Je viens de terminer le formidable livre de Clément Rosset « Le réel« , sous titré « Traité de l’idiotie ». Il y parle du réel, de la réalité.
Remettant en question la quête obstinée de la philosophie à vouloir percer le sens et la raison du devenir et de l’histoire, Clément Rosset entend rendre le réel à lui-même, à l’insignifiance. Il ne s’agit pas pour lui de décrire la réalité comme absurde ou inintéressante, mais à dissiper les faux sens qui l’entoure : il n’y a pas de mystères dans les choses, il y a un mystère des choses. Inutile de creuser les choses pour leur arracher un secret qui n’existe pas, c’est dans leur existence que les choses sont incompréhensibles.

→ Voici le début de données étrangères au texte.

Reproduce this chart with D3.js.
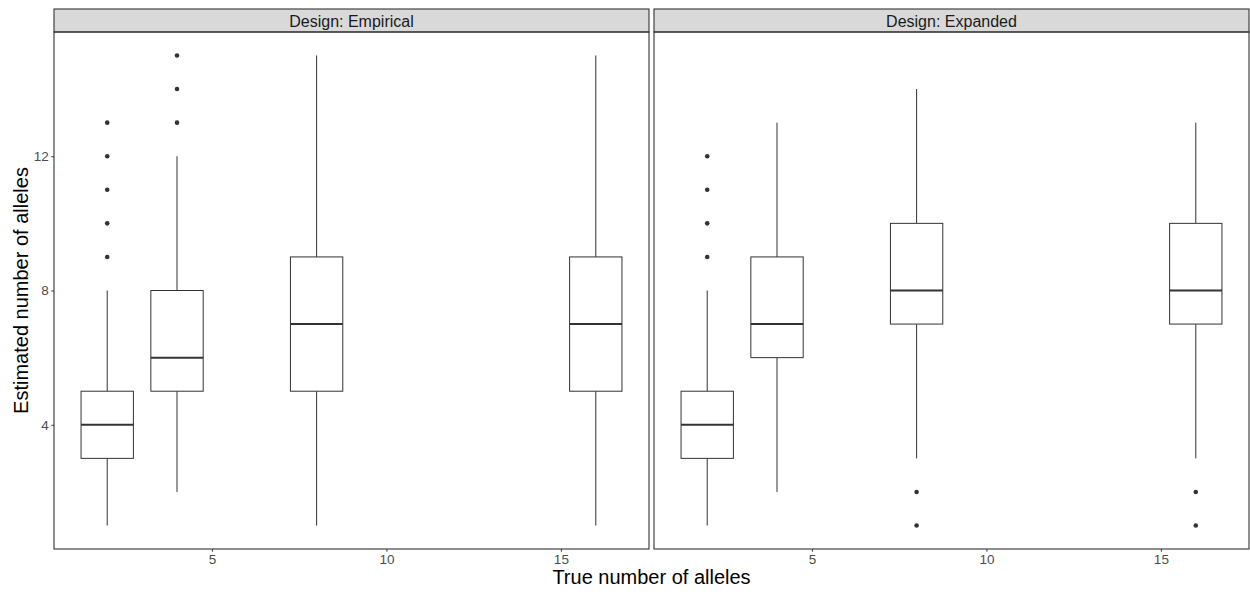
<!DOCTYPE html>
<html lang="en">
<head>
  <meta charset="UTF-8" />
  <title>Estimated vs true number of alleles</title>
  <script src="https://cdn.jsdelivr.net/npm/d3@7"></script>
  <style>
    body, html { margin:0; padding:0; background:#fff; }
    svg { display:block; font-family: "Liberation Sans", Arial, sans-serif; }
    .tick line { stroke:#333; }
    .domain { display:none; }
  </style>
</head>
<body>
  <svg id="chart" width="1250" height="594"></svg>

  <script>
    // facets and boxplot stats (ymin, q1, median, q3, ymax, outliers)
    const designs = ['Empirical', 'Expanded'];
    const trueAlleles = [2, 4, 8, 16];
    const empiricalStats = [
      [1, 3, 4, 5, 8],
      [2, 5, 6, 8, 12],
      [1, 5, 7, 9, 15],
      [1, 5, 7, 9, 15]
    ];
    const empiricalOutliers = [[9, 10, 11, 12, 13], [13, 14, 15], [], []];
    const expandedStats = [
      [1, 3, 4, 5, 8],
      [2, 6, 7, 9, 13],
      [3, 7, 8, 10, 14],
      [3, 7, 8, 10, 13]
    ];
    const expandedOutliers = [[9, 10, 11, 12], [], [1, 2], [1, 2]];
    const xTicks = [5, 10, 15];
    const yTicks = [4, 8, 12];

    const statsByDesign = { Empirical: empiricalStats, Expanded: expandedStats };
    const outByDesign = { Empirical: empiricalOutliers, Expanded: expandedOutliers };

    const svg = d3.select('#chart');
    const panelTop = 32, panelBottom = 549, stripTop = 9;
    const panels = [{ left: 54, right: 649 }, { left: 654, right: 1249 }];
    const boxW = 1.5;

    // ggplot-like 5% expansion
    const xLo = d3.min(trueAlleles) - boxW / 2, xHi = d3.max(trueAlleles) + boxW / 2;
    const xPad = (xHi - xLo) * 0.05;
    const yLo = 1, yHi = 15, yPad = (yHi - yLo) * 0.05;

    const y = d3.scaleLinear().domain([yLo - yPad, yHi + yPad]).range([panelBottom, panelTop]);

    function styleAxis(sel) {
      sel.attr('font-family', '"Liberation Sans", Arial, sans-serif').attr('font-size', 13.5);
      sel.selectAll('text').attr('fill', '#4d4d4d');
    }

    designs.forEach((design, p) => {
      const pn = panels[p];
      const x = d3.scaleLinear().domain([xLo - xPad, xHi + xPad]).range([pn.left, pn.right]);
      const g = svg.append('g');

      // strip
      g.append('rect')
        .attr('x', pn.left).attr('y', stripTop)
        .attr('width', pn.right - pn.left).attr('height', panelTop - stripTop)
        .attr('fill', '#d9d9d9').attr('stroke', '#333').attr('stroke-width', 1.1);
      g.append('text')
        .attr('x', (pn.left + pn.right) / 2).attr('y', 26.5)
        .attr('text-anchor', 'middle').attr('fill', '#1a1a1a').attr('font-size', 16)
        .text('Design: ' + design);

      const stats = statsByDesign[design];
      const outs = outByDesign[design];

      trueAlleles.forEach((t, i) => {
        const [lo, q1, med, q3, hi] = stats[i];
        const cx = x(t);
        const x0 = x(t - boxW / 2), x1 = x(t + boxW / 2);
        // whiskers
        g.append('line').attr('x1', cx).attr('x2', cx).attr('y1', y(hi)).attr('y2', y(q3))
          .attr('stroke', '#333').attr('stroke-width', 1);
        g.append('line').attr('x1', cx).attr('x2', cx).attr('y1', y(q1)).attr('y2', y(lo))
          .attr('stroke', '#333').attr('stroke-width', 1);
        // box
        g.append('rect').attr('x', x0).attr('y', y(q3))
          .attr('width', x1 - x0).attr('height', y(q1) - y(q3))
          .attr('fill', '#fff').attr('stroke', '#333').attr('stroke-width', 1);
        // median
        g.append('line').attr('x1', x0).attr('x2', x1).attr('y1', y(med)).attr('y2', y(med))
          .attr('stroke', '#333').attr('stroke-width', 2);
        // outliers
        g.selectAll(null).data(outs[i]).enter().append('circle')
          .attr('cx', cx).attr('cy', d => y(d)).attr('r', 2.3).attr('fill', '#333');
      });

      // panel border
      g.append('rect')
        .attr('x', pn.left).attr('y', panelTop)
        .attr('width', pn.right - pn.left).attr('height', panelBottom - panelTop)
        .attr('fill', 'none').attr('stroke', '#333').attr('stroke-width', 1.1);

      // x axis
      g.append('g').attr('transform', `translate(0,${panelBottom})`)
        .call(d3.axisBottom(x).tickValues(xTicks).tickSize(2.7).tickPadding(3))
        .call(styleAxis);

      // y axis only on the first panel
      if (p === 0) {
        g.append('g').attr('transform', `translate(${pn.left},0)`)
          .call(d3.axisLeft(y).tickValues(yTicks).tickSize(2.7).tickPadding(2.5))
          .call(styleAxis);
      }
    });

    // axis titles
    svg.append('text')
      .attr('x', (panels[0].left + panels[1].right) / 2).attr('y', 584)
      .attr('text-anchor', 'middle').attr('font-size', 20).attr('fill', '#000')
      .text('True number of alleles');
    svg.append('text')
      .attr('transform', `translate(28,${(panelTop + panelBottom) / 2}) rotate(-90)`)
      .attr('text-anchor', 'middle').attr('font-size', 20).attr('fill', '#000')
      .text('Estimated number of alleles');
  </script>
</body>
</html>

Articulation entre représentations et réel
J’ai trouvé ce livre vraiment jouissif à lire, profond et sans concession. Il alimente et questionne mes réflexions sur le sens. Un renversement de perspective me paraitrait intéressant, puisque la problématique est tout de même bien, pour nous autres pauvres humains, celle de l’articulation entre les représentations et le réel (Rosset finit son essai par une réflexion sur le langage qui manque toujours le réel). Rosset me donne l’impression qu’il pense le réel comme « le monde sans l’humain » ? De mon point de vue, les représentations du réel font partie du réel. Car le réel est pour moi tout ce qui existe, et je trouve pour cela le découpage de Popper utile et intéressant. Bien sûr, nos représentations manquent toujours la coïncidence exacte avec le réel (c’est presque un truisme) ; mais nos représentations font partie du réel (elles existent), et leur seul attribut, ou fonction, n’est pas cette coïncidence avec leur objet. Car restreindre la valeur des représentations au fait qu’elles coïncident avec le réel, c’est les condamner d’emblée. Nos représentations surchargent le réel de sens, certes. Sens qui n’est pas dans le réel, mais bien contenu dans nos représentations. Je pense pour ma part, et c’est le sens de l’essai que je travaille, que ces représentations et ce sens sont une fonction des humains. Quelles interactions entre nos représentations et le réel ? A quoi cela peut-il servir de générer du sens en permanence dans un monde qui en est, à l’évidence, dénué ? Voilà les questions qui me viennent naturellement en rebond et dans le prolongement de ce livre incontournable.